** START Available data **

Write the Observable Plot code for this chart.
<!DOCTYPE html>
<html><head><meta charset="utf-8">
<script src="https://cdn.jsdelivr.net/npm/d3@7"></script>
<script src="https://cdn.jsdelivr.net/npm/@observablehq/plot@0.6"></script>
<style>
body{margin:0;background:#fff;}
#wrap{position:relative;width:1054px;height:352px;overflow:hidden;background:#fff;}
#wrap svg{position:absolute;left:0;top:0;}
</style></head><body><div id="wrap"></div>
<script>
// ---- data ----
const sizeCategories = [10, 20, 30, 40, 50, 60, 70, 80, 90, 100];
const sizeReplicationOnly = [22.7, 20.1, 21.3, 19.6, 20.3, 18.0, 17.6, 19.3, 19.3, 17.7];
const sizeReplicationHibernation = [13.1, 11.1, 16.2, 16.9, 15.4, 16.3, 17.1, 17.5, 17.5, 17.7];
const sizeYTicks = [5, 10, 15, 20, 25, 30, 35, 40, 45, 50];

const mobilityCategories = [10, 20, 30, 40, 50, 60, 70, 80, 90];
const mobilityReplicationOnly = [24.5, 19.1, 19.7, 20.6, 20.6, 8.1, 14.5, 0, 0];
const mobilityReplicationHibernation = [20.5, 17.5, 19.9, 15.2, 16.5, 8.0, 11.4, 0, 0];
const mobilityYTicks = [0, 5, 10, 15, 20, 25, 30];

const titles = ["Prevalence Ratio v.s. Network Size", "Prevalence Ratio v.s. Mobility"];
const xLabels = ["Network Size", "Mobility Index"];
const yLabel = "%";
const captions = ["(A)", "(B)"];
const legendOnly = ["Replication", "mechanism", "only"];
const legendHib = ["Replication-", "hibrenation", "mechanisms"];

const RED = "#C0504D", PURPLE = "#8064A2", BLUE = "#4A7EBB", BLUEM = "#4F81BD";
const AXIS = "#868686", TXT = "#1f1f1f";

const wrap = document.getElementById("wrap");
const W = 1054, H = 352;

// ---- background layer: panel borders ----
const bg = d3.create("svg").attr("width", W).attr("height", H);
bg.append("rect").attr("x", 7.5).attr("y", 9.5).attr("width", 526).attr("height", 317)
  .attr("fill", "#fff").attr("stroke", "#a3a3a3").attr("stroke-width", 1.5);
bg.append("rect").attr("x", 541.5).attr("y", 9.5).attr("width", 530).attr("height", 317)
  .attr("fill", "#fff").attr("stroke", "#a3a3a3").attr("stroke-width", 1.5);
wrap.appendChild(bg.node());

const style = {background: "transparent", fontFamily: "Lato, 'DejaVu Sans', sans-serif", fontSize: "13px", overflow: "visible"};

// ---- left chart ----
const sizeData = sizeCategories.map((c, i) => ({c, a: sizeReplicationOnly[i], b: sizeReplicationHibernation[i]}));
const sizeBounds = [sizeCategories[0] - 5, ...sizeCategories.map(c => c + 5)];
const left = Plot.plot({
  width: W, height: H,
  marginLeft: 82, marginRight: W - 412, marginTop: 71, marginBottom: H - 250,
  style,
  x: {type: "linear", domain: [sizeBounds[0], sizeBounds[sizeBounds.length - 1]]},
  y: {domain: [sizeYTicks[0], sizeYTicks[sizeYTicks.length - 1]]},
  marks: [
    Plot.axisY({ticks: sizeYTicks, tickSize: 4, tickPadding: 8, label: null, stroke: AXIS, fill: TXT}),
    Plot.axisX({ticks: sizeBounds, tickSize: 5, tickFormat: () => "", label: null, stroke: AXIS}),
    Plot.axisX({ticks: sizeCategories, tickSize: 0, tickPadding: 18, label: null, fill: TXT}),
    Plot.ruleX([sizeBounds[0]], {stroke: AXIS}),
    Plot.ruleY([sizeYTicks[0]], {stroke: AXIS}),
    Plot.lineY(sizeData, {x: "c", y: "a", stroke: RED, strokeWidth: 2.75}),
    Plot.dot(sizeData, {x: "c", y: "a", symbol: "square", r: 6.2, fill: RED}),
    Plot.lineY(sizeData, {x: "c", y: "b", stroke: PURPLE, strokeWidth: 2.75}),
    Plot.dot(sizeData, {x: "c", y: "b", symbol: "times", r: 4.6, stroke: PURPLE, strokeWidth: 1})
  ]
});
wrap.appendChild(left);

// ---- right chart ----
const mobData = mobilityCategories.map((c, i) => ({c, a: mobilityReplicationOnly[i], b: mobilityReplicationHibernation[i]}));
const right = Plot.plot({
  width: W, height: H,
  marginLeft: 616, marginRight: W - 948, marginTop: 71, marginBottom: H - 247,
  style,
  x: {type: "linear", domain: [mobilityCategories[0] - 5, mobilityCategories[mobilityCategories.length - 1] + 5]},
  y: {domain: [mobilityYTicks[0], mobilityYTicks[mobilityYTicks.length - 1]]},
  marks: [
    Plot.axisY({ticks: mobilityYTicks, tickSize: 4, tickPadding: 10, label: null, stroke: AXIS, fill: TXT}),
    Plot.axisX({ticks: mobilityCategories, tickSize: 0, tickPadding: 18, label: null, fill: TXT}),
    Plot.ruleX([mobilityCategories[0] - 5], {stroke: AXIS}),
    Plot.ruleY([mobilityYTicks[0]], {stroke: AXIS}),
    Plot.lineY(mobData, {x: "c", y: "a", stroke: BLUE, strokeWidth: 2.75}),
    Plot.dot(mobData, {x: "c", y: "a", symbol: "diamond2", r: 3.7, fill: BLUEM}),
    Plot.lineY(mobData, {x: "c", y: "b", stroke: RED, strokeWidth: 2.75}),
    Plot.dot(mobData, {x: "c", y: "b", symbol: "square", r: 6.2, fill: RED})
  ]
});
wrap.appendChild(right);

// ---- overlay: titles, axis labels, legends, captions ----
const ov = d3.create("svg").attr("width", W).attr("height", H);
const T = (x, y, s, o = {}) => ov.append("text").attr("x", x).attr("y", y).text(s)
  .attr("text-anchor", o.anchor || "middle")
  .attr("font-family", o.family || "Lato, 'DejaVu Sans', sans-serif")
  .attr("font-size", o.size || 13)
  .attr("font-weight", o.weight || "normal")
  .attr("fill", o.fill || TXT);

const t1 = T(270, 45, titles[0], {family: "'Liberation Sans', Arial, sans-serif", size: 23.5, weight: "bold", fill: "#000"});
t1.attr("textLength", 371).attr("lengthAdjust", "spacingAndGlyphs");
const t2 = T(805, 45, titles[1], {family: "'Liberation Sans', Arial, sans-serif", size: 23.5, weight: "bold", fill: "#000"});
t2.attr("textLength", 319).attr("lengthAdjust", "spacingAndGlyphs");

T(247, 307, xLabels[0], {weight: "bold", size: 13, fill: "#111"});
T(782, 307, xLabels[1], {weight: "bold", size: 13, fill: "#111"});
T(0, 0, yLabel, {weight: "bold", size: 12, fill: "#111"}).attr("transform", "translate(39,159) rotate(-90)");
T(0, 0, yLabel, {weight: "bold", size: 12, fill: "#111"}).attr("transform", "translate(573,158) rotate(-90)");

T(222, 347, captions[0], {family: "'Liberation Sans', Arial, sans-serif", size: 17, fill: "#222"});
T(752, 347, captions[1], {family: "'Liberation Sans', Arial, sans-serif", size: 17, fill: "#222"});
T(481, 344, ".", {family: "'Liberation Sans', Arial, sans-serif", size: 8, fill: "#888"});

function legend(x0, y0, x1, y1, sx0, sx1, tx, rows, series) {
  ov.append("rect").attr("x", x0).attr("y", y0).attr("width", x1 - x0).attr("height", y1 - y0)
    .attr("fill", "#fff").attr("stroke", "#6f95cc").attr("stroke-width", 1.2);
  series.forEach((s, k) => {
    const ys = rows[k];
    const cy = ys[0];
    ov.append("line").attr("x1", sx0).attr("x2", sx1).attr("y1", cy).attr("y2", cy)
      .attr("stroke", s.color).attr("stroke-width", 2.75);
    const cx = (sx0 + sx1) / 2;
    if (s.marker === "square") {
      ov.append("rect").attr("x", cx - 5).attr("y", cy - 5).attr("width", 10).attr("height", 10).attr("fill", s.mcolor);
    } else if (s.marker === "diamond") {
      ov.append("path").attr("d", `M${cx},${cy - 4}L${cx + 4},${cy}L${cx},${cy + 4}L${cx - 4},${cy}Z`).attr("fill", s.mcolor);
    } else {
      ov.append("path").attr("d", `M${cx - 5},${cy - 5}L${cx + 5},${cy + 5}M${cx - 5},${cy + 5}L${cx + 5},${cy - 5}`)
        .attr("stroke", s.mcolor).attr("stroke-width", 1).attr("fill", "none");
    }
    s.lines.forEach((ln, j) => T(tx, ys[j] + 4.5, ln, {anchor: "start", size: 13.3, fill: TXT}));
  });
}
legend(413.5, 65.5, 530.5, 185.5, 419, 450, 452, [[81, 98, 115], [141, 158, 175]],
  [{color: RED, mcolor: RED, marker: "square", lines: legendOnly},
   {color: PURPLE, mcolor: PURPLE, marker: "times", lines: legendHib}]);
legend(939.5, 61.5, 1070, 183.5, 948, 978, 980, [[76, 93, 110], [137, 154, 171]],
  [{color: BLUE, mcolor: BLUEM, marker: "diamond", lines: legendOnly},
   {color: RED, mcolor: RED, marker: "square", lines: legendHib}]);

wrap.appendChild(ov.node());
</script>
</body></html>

** END Available data **

Required task:
Print, unaltered, every line from the beginning of the material down to the line with "const W = 1054, H = 352;".

Exercise result:
Write the Observable Plot code for this chart.
<!DOCTYPE html>
<html><head><meta charset="utf-8">
<script src="https://cdn.jsdelivr.net/npm/d3@7"></script>
<script src="https://cdn.jsdelivr.net/npm/@observablehq/plot@0.6"></script>
<style>
body{margin:0;background:#fff;}
#wrap{position:relative;width:1054px;height:352px;overflow:hidden;background:#fff;}
#wrap svg{position:absolute;left:0;top:0;}
</style></head><body><div id="wrap"></div>
<script>
// ---- data ----
const sizeCategories = [10, 20, 30, 40, 50, 60, 70, 80, 90, 100];
const sizeReplicationOnly = [22.7, 20.1, 21.3, 19.6, 20.3, 18.0, 17.6, 19.3, 19.3, 17.7];
const sizeReplicationHibernation = [13.1, 11.1, 16.2, 16.9, 15.4, 16.3, 17.1, 17.5, 17.5, 17.7];
const sizeYTicks = [5, 10, 15, 20, 25, 30, 35, 40, 45, 50];

const mobilityCategories = [10, 20, 30, 40, 50, 60, 70, 80, 90];
const mobilityReplicationOnly = [24.5, 19.1, 19.7, 20.6, 20.6, 8.1, 14.5, 0, 0];
const mobilityReplicationHibernation = [20.5, 17.5, 19.9, 15.2, 16.5, 8.0, 11.4, 0, 0];
const mobilityYTicks = [0, 5, 10, 15, 20, 25, 30];

const titles = ["Prevalence Ratio v.s. Network Size", "Prevalence Ratio v.s. Mobility"];
const xLabels = ["Network Size", "Mobility Index"];
const yLabel = "%";
const captions = ["(A)", "(B)"];
const legendOnly = ["Replication", "mechanism", "only"];
const legendHib = ["Replication-", "hibrenation", "mechanisms"];

const RED = "#C0504D", PURPLE = "#8064A2", BLUE = "#4A7EBB", BLUEM = "#4F81BD";
const AXIS = "#868686", TXT = "#1f1f1f";

const wrap = document.getElementById("wrap");
const W = 1054, H = 352;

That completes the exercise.